The method now practised in using marquetry to decorate furniture is very similar to the one explained in the description of "Boule" furniture given in Chapter VI., except that instead of shell, the marquetry cutter uses the veneer, which he intends to be the groundwork of his design, and as in some cases these veneers are cut to the thickness of 116 of an inch, several layers can be sawn through at once. Sometimes, instead of using so many different kinds of wood, when a polychromatic effect is required, holly wood and sycamore are stained different colors, and the marquetry thus prepared, is glued on to the body of the furniture, and subsequently prepared, engraved, and polished.

This kind of work is done to a great extent in England, but still more extensively and elaborately in France and Italy, where ivory and brass, marble, and other materials are also used to enrich the effect. This effect is either satisfactory or the reverse, according as the work is well or ill-considered and executed.

It must be obvious, too, that in the production of marquetry the processes are obtainable by machinery, which saves labour and cheapens productions of the commoner kinds; this tends to produce a decorative effect which is often inappropriate and superabundant.

Perhaps it is allowable to add here that marquetry, or marqueterie, its French equivalent, is the more modern survival of "Tarsia" work, to which allusion has been made in previous chapters. Webster defines the word as "Work inlaid with pieces of wood, shells, ivory, and the like," derived from the French word marqueter, to checker, and marque (a sign), of German origin. It is distinguished from parquetry (which is derived from "parc," an enclosure, of which it is a diminutive), and signifies a kind of joinery in geometrical patterns, generally used for flooring. When, however, the marquetry assumes geometrical patterns (frequently a number of cubes shaded in perspective), the design is often termed in Art catalogues a "parquetry" design.

DESIGN FOR A DINING ROOM.

BY BRUCE J. TALBERT. EXHIBITED IN THE ROYAL ACADEMY IN 1870.

In considering the design and manufacture of furniture of the present day, as compared with that of, say, a hundred years ago, there are two or three main factors to be taken into account. Of these the most important is the enormously increased demand, by the multiplication of purchasers, for some classes of furniture, which formerly had but a limited sale. This enables machinery to be used to advantage in economising labour, and therefore one finds in the so-called "Queen Anne" and "Jacobean" cabinet work of the well-furnished house of the present time, rather too prominent evidence of the lathe and the steam plane. Mouldings are machined by the length, then cut into cornices, mitred round panels, or affixed to the edge of a plain slab of wood, giving it the effect of carving. The everlasting spindle, turning rapidly by the lathe, is introduced with wearisome redundance, to ornament the stretcher and the edge of a shelf; the busy fret or band-saw produces fanciful patterns which form a cheap enrichment when applied to a drawer-front, a panel, or a frieze; and carving machines can copy any design, which a century ago were the careful and painstaking result of a practised craftsman's skill.

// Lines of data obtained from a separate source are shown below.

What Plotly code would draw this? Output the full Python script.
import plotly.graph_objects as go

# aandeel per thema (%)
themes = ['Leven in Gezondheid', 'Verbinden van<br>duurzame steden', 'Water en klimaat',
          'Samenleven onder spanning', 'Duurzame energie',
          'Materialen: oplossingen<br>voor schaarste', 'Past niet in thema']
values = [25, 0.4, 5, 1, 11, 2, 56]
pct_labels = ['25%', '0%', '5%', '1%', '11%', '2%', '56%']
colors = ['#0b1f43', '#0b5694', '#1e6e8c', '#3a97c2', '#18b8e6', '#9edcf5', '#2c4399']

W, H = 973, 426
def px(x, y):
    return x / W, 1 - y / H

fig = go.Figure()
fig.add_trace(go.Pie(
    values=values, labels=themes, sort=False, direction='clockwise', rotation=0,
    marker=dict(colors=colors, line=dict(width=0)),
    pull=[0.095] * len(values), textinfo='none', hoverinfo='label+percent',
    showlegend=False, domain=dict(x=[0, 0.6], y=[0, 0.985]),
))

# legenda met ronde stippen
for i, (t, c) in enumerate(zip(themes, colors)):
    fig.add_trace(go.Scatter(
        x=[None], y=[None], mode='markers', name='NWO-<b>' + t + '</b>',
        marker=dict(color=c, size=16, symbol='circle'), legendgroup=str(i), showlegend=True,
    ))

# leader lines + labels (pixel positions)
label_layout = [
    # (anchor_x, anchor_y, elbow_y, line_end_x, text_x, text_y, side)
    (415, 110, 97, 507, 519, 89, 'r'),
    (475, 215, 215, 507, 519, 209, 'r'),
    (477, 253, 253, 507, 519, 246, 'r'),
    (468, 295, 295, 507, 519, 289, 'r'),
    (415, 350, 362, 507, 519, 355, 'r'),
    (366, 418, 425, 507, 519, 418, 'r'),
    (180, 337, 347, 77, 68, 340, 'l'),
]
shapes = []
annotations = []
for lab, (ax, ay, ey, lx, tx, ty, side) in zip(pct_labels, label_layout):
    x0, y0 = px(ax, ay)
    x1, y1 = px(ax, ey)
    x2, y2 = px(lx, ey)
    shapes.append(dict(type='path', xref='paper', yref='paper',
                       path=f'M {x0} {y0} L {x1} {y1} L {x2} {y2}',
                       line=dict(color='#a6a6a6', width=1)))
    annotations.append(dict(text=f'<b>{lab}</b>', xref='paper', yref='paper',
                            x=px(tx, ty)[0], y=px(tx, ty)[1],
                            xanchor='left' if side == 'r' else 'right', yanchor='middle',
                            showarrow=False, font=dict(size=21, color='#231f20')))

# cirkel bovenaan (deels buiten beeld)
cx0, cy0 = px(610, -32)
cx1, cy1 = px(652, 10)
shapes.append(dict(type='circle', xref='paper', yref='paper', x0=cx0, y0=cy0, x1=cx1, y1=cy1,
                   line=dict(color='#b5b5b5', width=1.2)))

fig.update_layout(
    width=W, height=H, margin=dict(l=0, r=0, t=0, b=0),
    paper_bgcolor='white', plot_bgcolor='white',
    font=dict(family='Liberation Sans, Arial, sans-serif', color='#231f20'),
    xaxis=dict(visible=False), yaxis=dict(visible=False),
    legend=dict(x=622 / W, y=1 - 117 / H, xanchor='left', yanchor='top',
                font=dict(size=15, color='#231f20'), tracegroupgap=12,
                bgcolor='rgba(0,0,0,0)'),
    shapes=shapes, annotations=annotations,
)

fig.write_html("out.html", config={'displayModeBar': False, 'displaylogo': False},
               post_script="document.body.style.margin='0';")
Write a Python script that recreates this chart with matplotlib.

Again, as the manufacture of furniture is now chiefly carried on in large factories, both in England and on the Continent, the sub-division of labour causes the article to pass through different hands, in successive stages, and the wholesale manufacture of furniture by steam, has taken the place of the personal supervision by the master's eye, of the task of the few men who were in the old days the occupants of his workshop. As a writer on the subject has well said, "the chisel and the knife are no longer in such cases controlled by the sensitive touch of the human hand." In connection with this we are reminded of Ruskin's precept that "the first condition of a work of Art is that it should be conceived and carried out by one person."

Instead of the carved ornament being the outcome of the artist's educated taste, which places on the article the stamp of individuality—instead of the furniture being, as it was in the seventeenth century in England, and some hundred years earlier in Italy and in France, the craftsman's pride—it is now the result of the rapid multiplication of some pattern which had caught the popular fancy, generally a design in which there is a good deal of decorative effect, for a comparatively small price.